21 maio 2018
António Arnaut
Foi
no dia 31 de Janeiro de 1969, vai quase para 50 anos (o que o tempo
corre!…) que eu me encontrei frente a António Arnaut, no Teatro
Avenida, em Coimbra, ele no palco e eu na plateia. Nessa conhecida
casa de espectáculos, onde também tinham lugar sessões cívicas,
celebrava-se o aniversário da revolta do Porto, ocasião para a
Oposição se manifestar e exprimir as suas ideias perante um público
mais ou menos restrito (a outra ocasião era o 5 de Outubro). Entrei
com o Ricard Salvat, o encenador catalão contratado pelo CITAC com
quem me cruzei na rua e que tinha manifestado interesse em assistir
ao acto, ele que também era de um país fascista.
Tinha
falado Orlando de Carvalho. Um discurso erudito, a explorar o
conceito de res publica, cheio
de cuidados para não afrontar directamente o regime, ali com
os seus camuflados vigilantes
espalhados pela plateia, como
de costume. Veio então António Arnaut, jovem nos seus trinta e
poucos anos, refulgente de vivacidade e verve. Discursou com calor,
com palavras destemidas e vibrantes
de “insurreição”
democrática. Arrebatou a assistência. Ricard Salvat foi nesse
momento um dos seus entusiastas aclamadores, como eu, como todos os
que enchiam o recinto.
Esse
ano de 1969 foi o ano da crise académica mais importante antes da
queda do regime. Salazar já havia caído da cadeira e o regime foi
virado de cangalhas seis anos depois. António Arnaut foi um dos
protagonistas mais salientes da nova era democrática. A ele coube o
papel fundamental da criação de
um dos pilares mais emblemáticos da nossa Constituição e do
Estado Social: o Serviço Nacional de Saúde. Este tem vindo a ser
torpedeado ao longo dos anos e de múltiplas e ardilosas maneiras.

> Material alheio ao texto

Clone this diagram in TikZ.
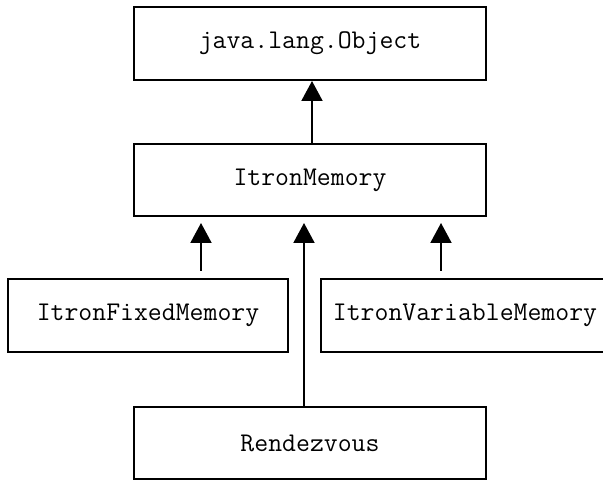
\documentclass[tikz,border=0pt]{standalone}
\usepackage{fontspec}
\usetikzlibrary{arrows.meta}
\tikzset{
  classbox/.style={draw, line width=2pt, inner sep=0pt, minimum height=72pt,
    font=\ttfamily\fontsize{27}{31}\selectfont},
  inherit/.style={line width=2pt, -{Triangle[length=20pt,width=21pt]}}
}
\begin{document}
\begin{tikzpicture}[x=1pt,y=-1pt]
\useasboundingbox (0,0) rectangle (603,481);
\clip (0,0) rectangle (603,481);
\node[classbox, minimum width=352pt, minimum height=73pt] (obj) at (310,43.5) {java.lang.Object};
\node[classbox, minimum width=352pt] (mem) at (310,180) {ItronMemory};
\node[classbox, minimum width=280pt, minimum height=73pt] (fixed) at (148,315.5) {ItronFixedMemory};
\node[classbox, minimum width=288pt, minimum height=73pt] (var) at (465,315.5) {ItronVariableMemory};
\node[classbox, minimum width=352pt] (rend) at (310,443) {Rendezvous};
\coordinate (ftail) at (201,271);
\coordinate (ftip) at (201,223);
\coordinate (vtail) at (441,271);
\coordinate (vtip) at (441,223);
\coordinate (rtip) at (304,223);
\draw[inherit] ([xshift=2pt]mem.north) -- ([xshift=2pt]obj.south);
\draw[inherit] (ftail) -- (ftip);
\draw[inherit] (vtail) -- (vtip);
\draw[inherit] (rend.north -| rtip) -- (rtip);
\end{tikzpicture}
\end{document}
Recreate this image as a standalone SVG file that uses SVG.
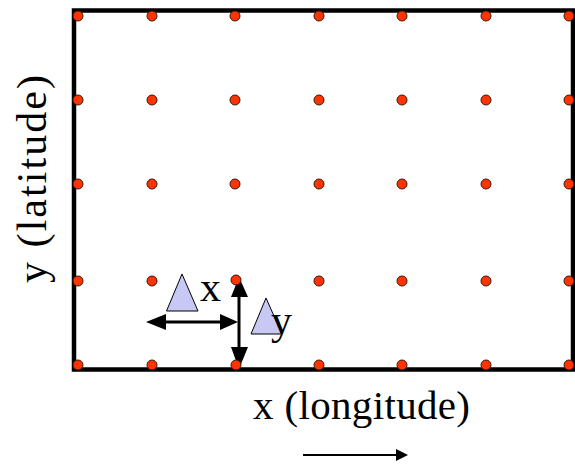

António Arnaut foi sempre uma das vozes mais insistentes no protesto
e na denúncia desse e de outros entorses à democracia. Já no fim
dos seus dias, com a doença
a atenazá-lo, arranjou ainda
forças para, com João
Semedo, do Bloco de Esquerda, propor “uma nova Lei de Bases da
Saúde para defender a Democracia”, objecto de publicação pela
Porto Editora (Outubro de 2017).
Com
ele fora de combate, resta ver o que irão fazer desse pilar da
Constituição os que, na hora ainda quente da sua memória, o
brindam com o honroso nome de “Pai do Serviço Nacional de Saúde”.